A simple way to fix it is using a counter that loops on each sleep of the function.

init count at the top of the function

count = 0

check the count inside the "while start < num_results:" loop

if count < num_results: print("Too few results") break

loop the count above the "sleep(sleep_interval)" code

count += 1.

Nv7-GitHub commented 1 year ago

Can you submit a PR for this?

michelcrypt4d4mus commented 1 year ago

also having this issue

AdvancedAI-NL commented 7 months ago

This code managed to fix it for me. Change the __init__.py file into this code:

"""googlesearch is a Python library for searching Google, easily."""
from time import sleep
from bs4 import BeautifulSoup
from requests import get
import requests
from .user_agents import get_useragent

def _req(term, results, lang, start, proxies, timeout):
    resp = get(
        url="https://www.google.com/search",
        headers={
            "User-Agent": get_useragent()
        },
        params={
            "q": term,
            "num": results + 2,  # Prevents multiple requests
            "hl": lang,
            "start": start,
        },
        proxies=proxies,
        timeout=timeout,
    )
    resp.raise_for_status()
    return resp

class SearchResult:
    def __init__(self, url, title, description):
        self.url = url
        self.title = title
        self.description = description

    def __repr__(self):
        return f"SearchResult(url={self.url}, title={self.title}, description={self.description})"

def search(term, num_results=10, lang="en", proxy=None, advanced=False, sleep_interval=0, timeout=5):
    """Search the Google search engine"""
    escaped_term = term.replace(" ", "+")

    # Proxy setup
    proxies = {"https": proxy} if proxy and proxy.startswith("https") else {"http": proxy} if proxy else None

    start = 0
    fetched_results = 0  # Keep track of the total fetched results

    while fetched_results < num_results:
        # Send request
        resp = _req(escaped_term, num_results - fetched_results, lang, start, proxies, timeout)

        # Parse
        soup = BeautifulSoup(resp.text, "html.parser")
        result_block = soup.find_all("div", attrs={"class": "g"})
        new_results = 0  # Keep track of new results in this iteration

        for result in result_block:
            # Find link, title, description
            link = result.find("a", href=True)
            title = result.find("h3")
            description_box = result.find("div", {"style": "-webkit-line-clamp:2"})

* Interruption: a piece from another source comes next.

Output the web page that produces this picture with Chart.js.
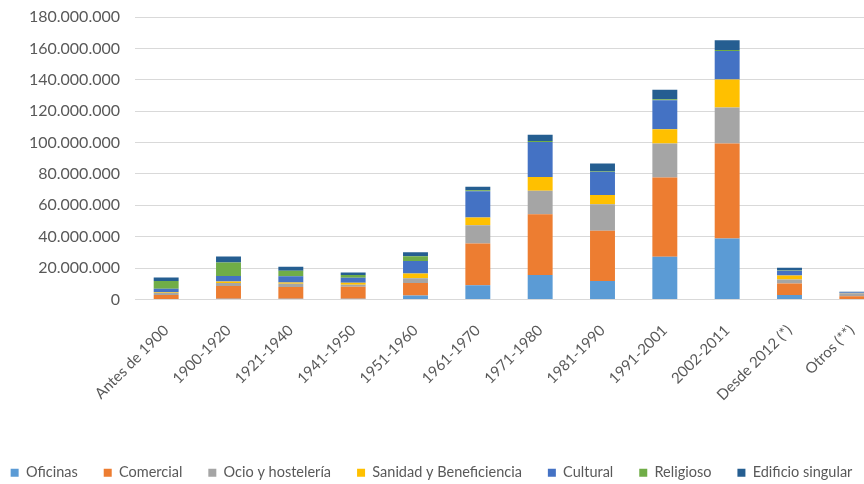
<!DOCTYPE html>
<html>
<head>
<meta charset="utf-8">
<script src="https://cdn.jsdelivr.net/npm/chart.js@4"></script>
<style>
  html, body { margin: 0; padding: 0; background: #fff; overflow: hidden; }
  #wrap { width: 890px; height: 484px; }
</style>
</head>
<body>
<div id="wrap"><canvas id="chart" width="890" height="484"></canvas></div>
<script>
// ===== Data (millones) =====
const categories = ['Antes de 1900', '1900-1920', '1921-1940', '1941-1950', '1951-1960', '1961-1970',
  '1971-1980', '1981-1990', '1991-2001', '2002-2011', 'Desde 2012 (*)', 'Otros (**)'];

const oficinas  = [0.3, 0.5, 0.5, 0.5, 2.5,  9.1, 15.5, 11.7, 27.2, 38.9, 2.8, 0.3];
const comercial = [2.5, 8.0, 7.5, 7.6, 8.0, 26.6, 38.8, 32.0, 50.5, 60.5, 7.4, 1.8];
const ocio      = [1.5, 2.0, 2.0, 1.3, 3.0, 11.6, 14.9, 17.0, 21.7, 22.9, 2.5, 1.8];
const sanidad   = [0.5, 1.0, 0.8, 1.2, 3.0,  4.9,  8.9,  5.8,  9.1, 17.8, 2.6, 0.2];
const cultural  = [2.0, 3.5, 4.0, 3.2, 8.0, 16.8, 22.3, 14.8, 18.5, 18.3, 3.0, 0.3];
const religioso = [5.0, 8.5, 3.5, 1.7, 3.0,  0.6,  0.6,  0.6,  0.6,  0.6, 0.3, 0.1];
const edificio  = [2.2, 3.8, 2.5, 1.7, 2.5,  2.2,  3.9,  4.7,  6.1,  6.2, 1.6, 0.4];

const seriesNames = ['Oficinas', 'Comercial', 'Ocio y hostelería', 'Sanidad y Beneficiencia',
  'Cultural', 'Religioso', 'Edificio singular'];
const seriesData = [oficinas, comercial, ocio, sanidad, cultural, religioso, edificio];
const colors = ['#5B9BD5', '#ED7D31', '#A5A5A5', '#FFC000', '#4472C4', '#70AD47', '#255E91'];

const yTicks = [0, 20, 40, 60, 80, 100, 120, 140, 160, 180];

// ===== Chart =====
const textColor = '#595959';
const family = 'Lato, "Open Sans", sans-serif';

function fmt(v) {
  return String(Math.round(v * 1000000)).replace(/\B(?=(\d{3})+(?!\d))/g, '.');
}

new Chart(document.getElementById('chart'), {
  type: 'bar',
  data: {
    labels: categories,
    datasets: seriesNames.map((name, i) => ({
      label: name,
      data: seriesData[i],
      backgroundColor: colors[i],
      borderWidth: 0,
      barPercentage: 0.4,
      categoryPercentage: 1
    }))
  },
  options: {
    responsive: false,
    animation: false,
    devicePixelRatio: 1,
    // negative left padding keeps the legend centred like the cropped original
    layout: { padding: { top: 17, right: 7, bottom: -6, left: -20 } },
    plugins: {
      tooltip: { enabled: false },
      legend: {
        position: 'bottom',
        title: { display: true, text: '', font: { size: 12 }, padding: { top: 0, bottom: 7 } },
        labels: {
          color: textColor,
          font: { family: family, size: 14.5 },
          boxWidth: 8,
          boxHeight: 8,
          padding: 26
        }
      }
    },
    scales: {
      x: {
        stacked: true,
        grid: { display: false },
        border: { display: false },
        ticks: {
          color: textColor,
          font: { family: family, size: 15 },
          autoSkip: false,
          maxRotation: 45,
          minRotation: 45,
          padding: 14
        }
      },
      y: {
        stacked: true,
        min: 0,
        max: 180,
        afterFit: s => { s.width = 155; s.paddingTop = 0; s.paddingBottom = 0; },
        afterBuildTicks: s => { s.ticks = yTicks.map(v => ({ value: v })); },
        grid: { color: '#D9D9D9', lineWidth: 1, drawTicks: false },
        border: { display: false },
        ticks: {
          color: textColor,
          font: { family: family, size: 16 },
          padding: 15,
          callback: v => fmt(v)
        }
      }
    }
  }
});
</script>
</body>
</html>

            if link and title and description_box:
                description = description_box.text
                fetched_results += 1
                new_results += 1
                if advanced:
                    yield SearchResult(link["href"], title.text, description)
                else:
                    yield link["href"]

            if fetched_results >= num_results:
                break  # Stop if we have fetched the desired number of results

        if new_results == 0:
            print(f"Only {fetched_results} results found for query requiring {num_results} results. Moving on to the next query.")
            break  # Break the loop if no new results were found in this iteration

        start += 10  # Prepare for the next set of results
        sleep(sleep_interval)

I will make a PR of this code.

Nv7-GitHub commented 2 months ago

This has been merged, so this issue is resolved.